SPACE invites one artist to produce a yearlong series of images for a public-facing billboard located on the east façade of Mercer Union.
Mercer Union’s SPACE billboard commission has invited artist Lotus Laurie Kang for its 2022–23 season for a yearlong series titled, Mother Always Has a Mother. Known for her sprawling installations and distinctive material repertoire, Kang’s practice is a dialogue with entropy. Elegantly disordered and richly layered, her site-sensitive works explore the relational bonds between time, personal history, and cultural knowledge. They seek to disrupt a human-centred perspective of the world with a broad curiosity for life and matter tangled in states of exchange that produce and are reproduced by their environments.
Sunlight, Kang’s earliest collaborator, accumulates and rewrites much of the photographic works for which she is best known. While materials like steel, silicone, perishable or manufactured goods assist as other forms of carriers. In Mother Always Has a Mother the artist offers something new, working for the first time with textiles to produce a series of three sculptural works that translate ideas of inheritance, loss, and lineage through the vernacular of seams, frayed edges, and folds. A deconstructed industrial grain bag suggests the pattern from which Kang assembles the works in this series in heavy cloth. Each edition features reproductions of renderings by the artist in photographic chemistry. Conjuring memory of her paternal grandmother, who opened a seed and grain shop in Seoul after fleeing North Korea, the artist contemplates the grain bag as evidence of an accelerated world.
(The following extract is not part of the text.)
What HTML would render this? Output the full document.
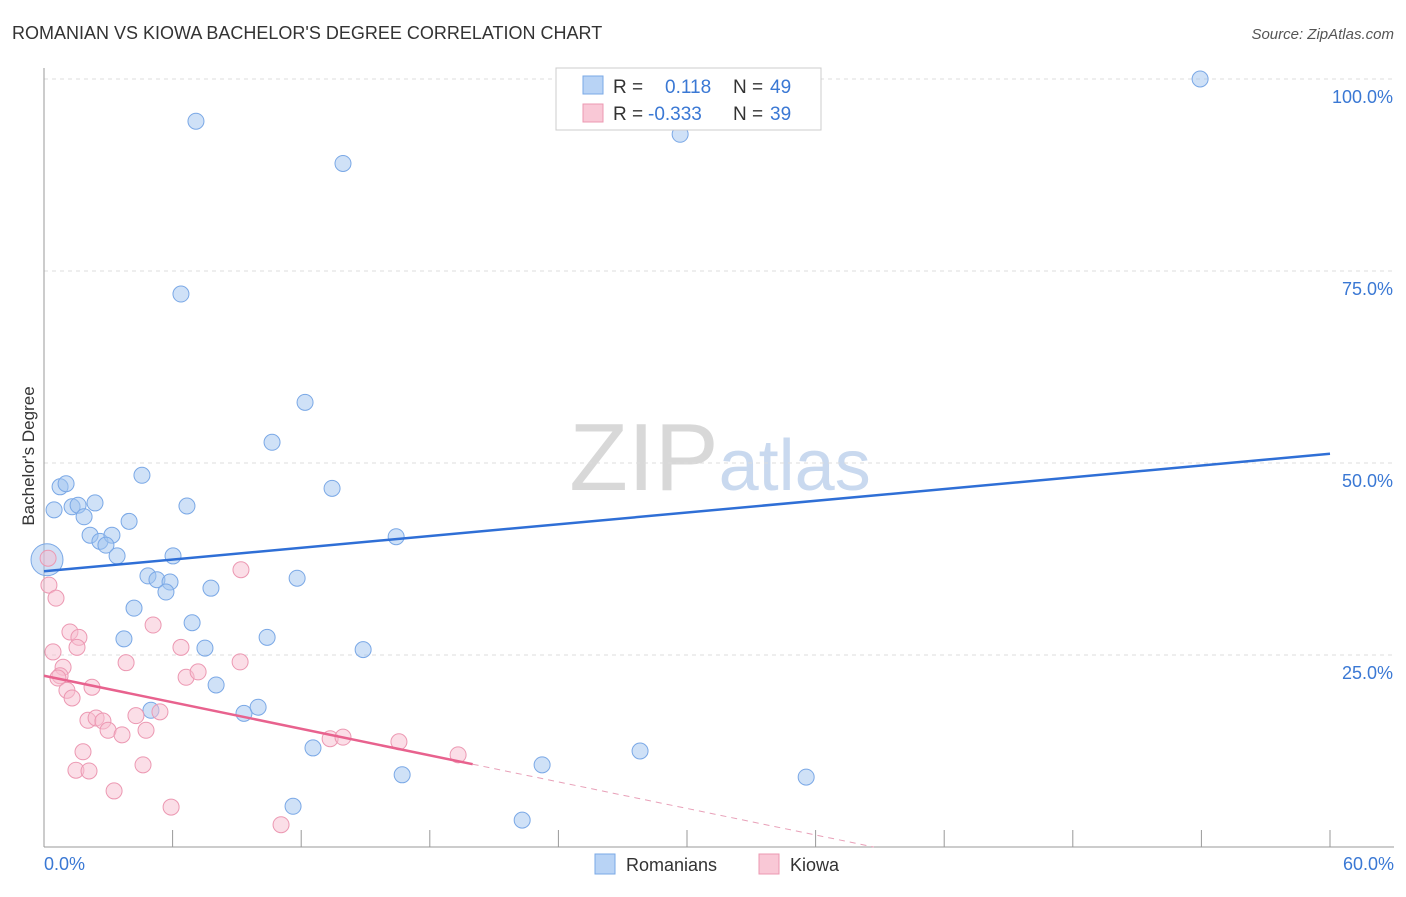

Mother Always Has a Mother considers what we carry by revealing the tension between conscious memory and embodied knowledge: one coded in time, the other in flesh; each in continual transformation.
Brick (2023) is the final edition in the yearlong series; accompanying the work is a text written by Katie Lawson.
Brick: a body among other bodies
The third iteration of Lotus Laurie Kang’s Mother Always Has a Mother is backed by the worn exterior of Mercer Union. The skin of the building has weathered the seasons of over a hundred years, despite the transformation of its interior—the main floor once a cinema and entertainment complex, later a restaurant and dining lounge, now a gallery. Lotus’ work takes up residence on the east facing exterior wall, and much like the bricks that carry traces of time passing, the textile sculpture is in a perpetual state of becoming, co-constituted with its surroundings. It is a body among other bodies, always in relation and more porous than assumed. This final edition carries the subtitle of Brick—a material that has always carried the mark of its maker, whether that be of the hand or its industrial extensions. As a mixture of organic and inorganic matter, brick is the transformation of an environment into an object through labour. I think about the disparate landscapes that are made present through the material memory of this site, within a wider web of non-human actants and witnesses.
Mother Always Has a Mother marks an expansion in material practice for Lotus, the heavy cloth sculpture functioning much in the way that her photograms do, unfixed film tanning in the sunlight like animal skins. Fleshy vessels are brought closer to their textile kin, the warp and weft of the sack, the seed bag. As the third of three in a sequence of works, I have come to know the previous editions, Burnt Orange and Wheat, over time. My sequential and durational experience of them invokes the tenuous forms of connection and transmission that reach across generations and growing seasons. Families unfurl through iterative processes—have I strayed from the pattern? The refrain comes around again: Mother Always Has A Mother, and even if we are cut from the same cloth, there are fluctuations within every continuum.
As we move into summer, the robust duck canvas will transform through exposure to sunlight, wind, rain, and pollen; to car exhaust, summer smog and the smoke of cigarettes and joints; to birds, bugs and perhaps a rogue branch that falls from a nearby tree and becomes lodged in the nooks and crannies of the work’s cuts and folds. Loose threads dangle from raw edges. The contours of the artist’s expressively rendered relations—a familial embrace, vessels in an open-air market, seeds and blooms which ground stories of migration—may fade, but the canvas will endure. Memory bursts forth from seeds after a grey winter. What we choose to plant carries lessons from the past and promises for the future. The days are getting longer. As I write this, the forsythia blooms.